"An authoritative and compelling articulation of historical, political, legal, social, creative, and ubuntu-responsive conceptions and navigations of power, leadership, and empowerment by women of African descent. Distinguishing and celebrating past and current symbols and markers of transformative leadership in the face of unrelenting prejudice and injustice, Carole Boyce-Davies forecasts the twenty-first century as the era of inclusive, equitable, and ubuntu-responsive leaderships and worlds. This rare global picturing in a single publication responds to challenges of and offers a model for studying corresponding and consonant yet dispersed experiences and enterprises of women of African descent."
— Besi Brillian Muhonja, James Madison University
"Carole Boyce-Davies always escorts us across the geographical borders that routinely impede the development of global engagements with transformative ideas, especially theories and practices generated by Black women. This study of the politics of Black women’s leadership–in Africa, Europe, the Caribbean, as well as North and South America–is yet one more example, an impressive work for its unusual expansiveness and interdisciplinary grounding in such literary genres as memoir, autobiography, and political writing."
— Angela Y. Davis, University of California, Santa Cruz
"Pioneering feminist scholar Carole Boyce-Davies' book is a groundbreaking, cogent, meticulously researched, penetrating analysis of Black women's political leadership around the globe, including their feminist writings and activism, in a variety of cultural contexts—Africa, U.S., Brazil, and the Caribbean. Boyce-Davies challenges readers to re-imagine the complexities of our engagements and entanglements with racist and patriarchal paradigms in various historical periods. Included are provocative interviews and rare portraits of powerful Black women, if maligned or neglected, including ‘alternative president’ Winnie Mandela (South Africa), Madame President Ellen Johnson Sirleaf (Liberia), and Congresswoman Shirley Chisholm (Presidential candidate, U.S)."
— Beverly Guy-Sheftall, Women's Research & Resource Center at Spelman College
"With the publication of Black Women’s Rights: Leadership and the Circularities of Power, Carole Boyce-Davies has proved again why she remains one of the most respected Black feminist literary theory scholars of her generation. From her volumes on the political life of Claudia Jones—revealing her intellectual and artistic credentials as a visionary, to her volumes on Black feminist struggles to decolonize the academy; she continues her quest in this volume by referencing the experiences of Black women in power through biographical and autobiographical reflections, speeches and essays—including the US Vice President Kamara Harris and Diane Abbott MP—the first Black woman to enter UK Parliament to reveal why the struggle for leadership and power for Black women still continues in the 21st century. This brilliant volume reaffirms Boyce-Davies as an authority on the theory of radical transnational Black women and power. A must-read for all feminist students and theorists internationally."
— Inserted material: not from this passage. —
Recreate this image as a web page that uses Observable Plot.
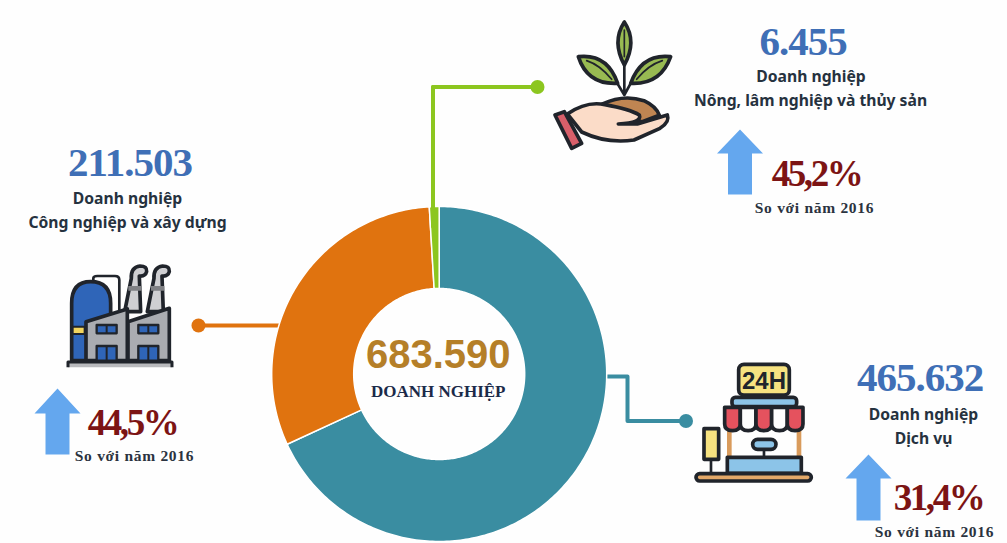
<!DOCTYPE html>
<html lang="vi">
<head>
<meta charset="utf-8">
<title>Doanh nghiệp theo khu vực kinh tế</title>
<script src="https://cdn.jsdelivr.net/npm/d3@7"></script>
<script src="https://cdn.jsdelivr.net/npm/@observablehq/plot@0.6"></script>
<style>
  html, body { margin: 0; background: #fefefe; }
  svg { display: block; background: #fefefe; }
  .num { letter-spacing: -1px; }
  .pct { letter-spacing: -2.4px; }
  .cmp { letter-spacing: .7px; }
</style>
</head>
<body>
<div id="chart"></div>
<script>
// Enterprise counts by sector and growth against 2016
const sectors = ["Dịch vụ", "Công nghiệp và xây dựng", "Nông, lâm nghiệp và thủy sản"];
const counts = [465632, 211503, 6455];
const growth = [31.4, 44.5, 45.2];
const totalCount = 683590;
const unitLabel = "Doanh nghiệp";
const totalLabel = "DOANH NGHIỆP";
const compareLabel = "So với năm 2016";

const sliceColors = ["#3a8da1", "#e0730f", "#8cc61f"];

const vi = d3.formatLocale({thousands: ".", grouping: [3], decimal: ",", currency: ["", ""]});
const fmtCount = vi.format(",d");
const fmtPct = d => vi.format(",.1f")(d) + "%";

// Donut slices as closed rings, angles computed from the counts
const cx = 438.7, cy = 373.5, rOuter = 167.5, rInner = 85.5;
const arcs = d3.pie().sort(null)(counts);
const ring = arcs.flatMap((a, i) => {
  const n = Math.max(4, Math.ceil((a.endAngle - a.startAngle) * 60));
  const steps = d3.range(n + 1).map(k => a.startAngle + (a.endAngle - a.startAngle) * k / n);
  const at = (r, t) => ({name: sectors[i], x: cx + r * Math.sin(t), y: cy - r * Math.cos(t)});
  return [...steps.map(t => at(rOuter, t)), ...steps.reverse().map(t => at(rInner, t))];
});

// Leader lines from each slice to a round end cap beside its icon
const leaders = [
  {name: sectors[0], end: [685.5, 420.5], path: [[607, 376], [627, 376], [627, 420.5], [685.5, 420.5]]},
  {name: sectors[1], end: [198, 325], path: [[198, 325], [279, 325]]},
  {name: sectors[2], end: [537, 86.5], path: [[537, 86.5], [432.5, 86.5], [432.5, 226]]}
];
const leaderPts = leaders.flatMap(d => d.path.map(([x, y]) => ({name: d.name, x, y})));

// Placement of each sector's text block, in the order of `sectors`
const blocks = [
  {i: 0, num: [919.5, 390.5], l1: [923, 419], l2: [923, 443], pct: [938, 509], cmp: [934, 536],
   arrow: {x: 868, top: 454, base: 478, bottom: 520}, line2: "Dịch vụ"},
  {i: 1, num: [129.5, 175], l1: [127, 203], l2: [127, 227], pct: [132, 434], cmp: [134, 460],
   arrow: {x: 57, top: 388, base: 413, bottom: 454}, line2: "Công nghiệp và xây dựng"},
  {i: 2, num: [802.5, 54], l1: [810.5, 81.5], l2: [810, 105.5], pct: [816, 185], cmp: [814, 212],
   arrow: {x: 739.5, top: 129, base: 153, bottom: 194}, line2: "Nông, lâm nghiệp và thủy sản"}
];

const arrowPts = blocks.flatMap(b => {
  const {x, top, base, bottom} = b.arrow, head = 23, shaft = 12;
  return [[x, top], [x + head, base], [x + shaft, base], [x + shaft, bottom],
          [x - shaft, bottom], [x - shaft, base], [x - head, base]]
    .map(([px, py]) => ({k: b.i, x: px, y: py}));
});

const sans = "'Noto Sans', 'Open Sans', sans-serif";
const serif = "'Liberation Serif', serif";

// Pictograms, authored on a 3x grid and scaled down into place
const ink = "#20242b";
const factory = `
  <g transform="translate(0,130) scale(.3333)" stroke="${ink}" stroke-width="11" stroke-linejoin="round" fill="none">
    <path d="M280 455V445Q280 438 292 438H345Q358 438 358 450V540" stroke-width="8"/>
    <path d="M374 545L394 445Q392 412 420 408Q442 408 440 425Q436 440 418 438L422 545Z" fill="#cfcfd2"/>
    <path d="M442 545L462 445Q460 412 488 408Q510 408 508 425Q504 440 486 438L490 545Z" fill="#cfcfd2"/>
    <path d="M385 475H425M453 475H493" stroke="#7f8084" stroke-width="14"/>
    <path d="M215 692V520Q215 455 272 455Q332 455 332 520V692Z" fill="#2f65b8"/>
    <path d="M218 590H254V612H218Z" fill="#f2d55e" stroke-width="6"/>
    <path d="M258 692V575L382 537V692Z" fill="#aaacb1"/>
    <path d="M384 692V575L508 535V692Z" fill="#aaacb1"/>
    <path d="M290 585H350V610H290ZM415 585H475V610H415ZM290 648H350V692H290ZM415 648H475V692H415Z" fill="#2f65b8" stroke-width="7"/>
    <path d="M320 585V610M445 585V610M320 648V692M445 648V692" stroke-width="6"/>
    <path d="M204 712V696H516V712" fill="#b9babd" stroke-width="9"/>
  </g>`;
const plant = `
  <g transform="translate(530,0) scale(.3333)" stroke="${ink}" stroke-width="11" stroke-linejoin="round" stroke-linecap="round" fill="none">
    <path d="M283 198V285M283 285L262 250M283 285L302 250" stroke-width="8"/>
    <path d="M283 66Q245 125 283 195Q322 125 283 66Z" fill="#98ba52"/>
    <path d="M145 170Q232 160 263 250Q172 255 145 170Z" fill="#98ba52"/>
    <path d="M422 170Q335 160 302 250Q392 255 422 170Z" fill="#98ba52"/>
    <path d="M283 90V170M170 182Q210 195 245 238M397 182Q355 195 320 238" stroke-width="5"/>
    <path d="M218 312Q280 282 342 302Q380 320 388 346L335 366Z" fill="#bf8552"/>
    <path d="M112 342Q170 302 225 314Q300 328 328 345Q338 368 265 372H322L412 345Q420 366 390 385L312 420Q230 432 155 396Z" fill="#fbdcc8"/>
    <path d="M75 345L103 335L155 430L125 445Z" fill="#d85f6a"/>
  </g>`;
const scallops = d3.range(5).map(k => {
  const x0 = 314 + k * 47;
  return `<path d="M${x0} 172H${x0 + 47}V222Q${x0 + 47} 242 ${x0 + 23.5} 242Q${x0} 242 ${x0} 222Z" fill="${k % 2 ? "#fdfdfd" : "#e5525e"}"/>`;
}).join("");
const shop = `
  <g transform="translate(620,350) scale(.3333)" stroke="${ink}" stroke-width="11" stroke-linejoin="round" fill="none">
    <rect x="356" y="43" width="152" height="92" rx="16" fill="#f6e280"/>
    <text x="432" y="116" text-anchor="middle" font-family="'Liberation Sans', sans-serif" font-weight="700" font-size="72" fill="${ink}" stroke="none">24H</text>
    <rect x="336" y="142" width="194" height="28" rx="10" fill="#8cc4e8"/>
    <path d="M328 240V322M537 240V322" stroke="#d99b5c" stroke-width="14"/>
    ${scallops}
    <rect x="398" y="268" width="70" height="30" rx="15" fill="#8cc4e8"/>
    <path d="M432 298V322" stroke-width="8"/>
    <rect x="322" y="322" width="222" height="48" fill="#8cc4e8"/>
    <rect x="252" y="236" width="44" height="92" fill="#f6e280"/>
    <path d="M273 328V372" stroke-width="8"/>
    <rect x="228" y="371" width="346" height="22" rx="11" fill="#e3a868"/>
  </g>`;

const pictograms = () => {
  const g = document.createElementNS("http://www.w3.org/2000/svg", "g");
  g.innerHTML = factory + plant + shop;
  return g;
};

const chart = Plot.plot({
  width: 1007,
  height: 543,
  margin: 0,
  x: {domain: [0, 1007], range: [0, 1007], axis: null},
  y: {domain: [0, 543], range: [0, 543], axis: null},
  color: {domain: sectors, range: sliceColors},
  style: {background: "#fefefe"},
  marks: [
    // leader lines sit behind the ring
    Plot.line(leaderPts, {x: "x", y: "y", z: "name", stroke: "name", strokeWidth: 4, strokeLinejoin: "round"}),
    Plot.dot(leaders, {x: d => d.end[0], y: d => d.end[1], fill: "name", r: 7}),
    Plot.line(ring, {x: "x", y: "y", z: "name", fill: "name", stroke: "#ffffff", strokeWidth: 1.5, curve: "linear-closed"}),
    // the green leader runs on into its slice
    Plot.line(leaderPts.filter(d => d.name === sectors[2]), {x: "x", y: "y", stroke: "name", strokeWidth: 4}),
    Plot.line(arrowPts, {x: "x", y: "y", z: "k", fill: "#64a7ee", stroke: null, curve: "linear-closed"}),
    pictograms,
    // sector figures and captions
    Plot.text(blocks, {x: d => d.num[0], y: d => d.num[1], text: d => fmtCount(counts[d.i]), fill: "#3f6fb6",
      fontFamily: serif, fontWeight: 700, fontSize: 41, lineAnchor: "bottom", className: "num"}),
    Plot.text(blocks, {x: d => d.l1[0], y: d => d.l1[1], text: () => unitLabel, fill: "#26323f",
      fontFamily: sans, fontWeight: 700, fontSize: 15.7, lineAnchor: "bottom"}),
    Plot.text(blocks, {x: d => d.l2[0], y: d => d.l2[1], text: d => d.line2, fill: "#26323f",
      fontFamily: sans, fontWeight: 700, fontSize: 15.7, lineAnchor: "bottom"}),
    Plot.text(blocks, {x: d => d.pct[0], y: d => d.pct[1], text: d => fmtPct(growth[d.i]), fill: "#7c1414",
      fontFamily: serif, fontWeight: 700, fontSize: 37, lineAnchor: "bottom", className: "pct"}),
    Plot.text(blocks, {x: d => d.cmp[0], y: d => d.cmp[1], text: () => compareLabel, fill: "#2b3340",
      fontFamily: serif, fontWeight: 700, fontSize: 15.5, lineAnchor: "bottom", className: "cmp"}),
    // total in the hole of the ring
    Plot.text([totalCount], {x: cx - 1, y: 367.5, text: d => fmtCount(d), fill: "#b57f28",
      fontFamily: "'Liberation Sans', sans-serif", fontWeight: 700, fontSize: 40, lineAnchor: "bottom"}),
    Plot.text([totalLabel], {x: cx - 1, y: 396, text: d => d, fill: "#1b2a49",
      fontFamily: serif, fontWeight: 700, fontSize: 17, lineAnchor: "bottom"})
  ]
});
document.getElementById("chart").append(chart);
</script>
</body>
</html>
— Nana Ayebia Clarke, Ayebia Clarke Publishing Limited
"Carole Boyce-Davies gifts us with an intellectually satisfying, compelling, celebratory, yet critical encyclopaedic work that dissects and reconstructs Black women’s leadership and occupation of varying polarities of power across Africa and its diasporas. She deploys an eclectic range of Black feminist analytical tools and frameworks while foregrounding pioneering leadership practices of earlier generations of women leaders. She establishes the defining historical contributions and contemporary continuities of Black women exercising power in Africa, North and South America, the United Kingdom, and the Caribbean. The analysis moves seamlessly across geographic, historical/contemporary, and disciplinary sites while assessing the power practices of nineteenth century iconic Black women leaders, twentieth century trailblazers, and twenty-first century powerbrokers. This is mandatory, yet pleasurable reading in cultural studies, sociology, Black studies, Black feminist theorizing and Black women’s leadership."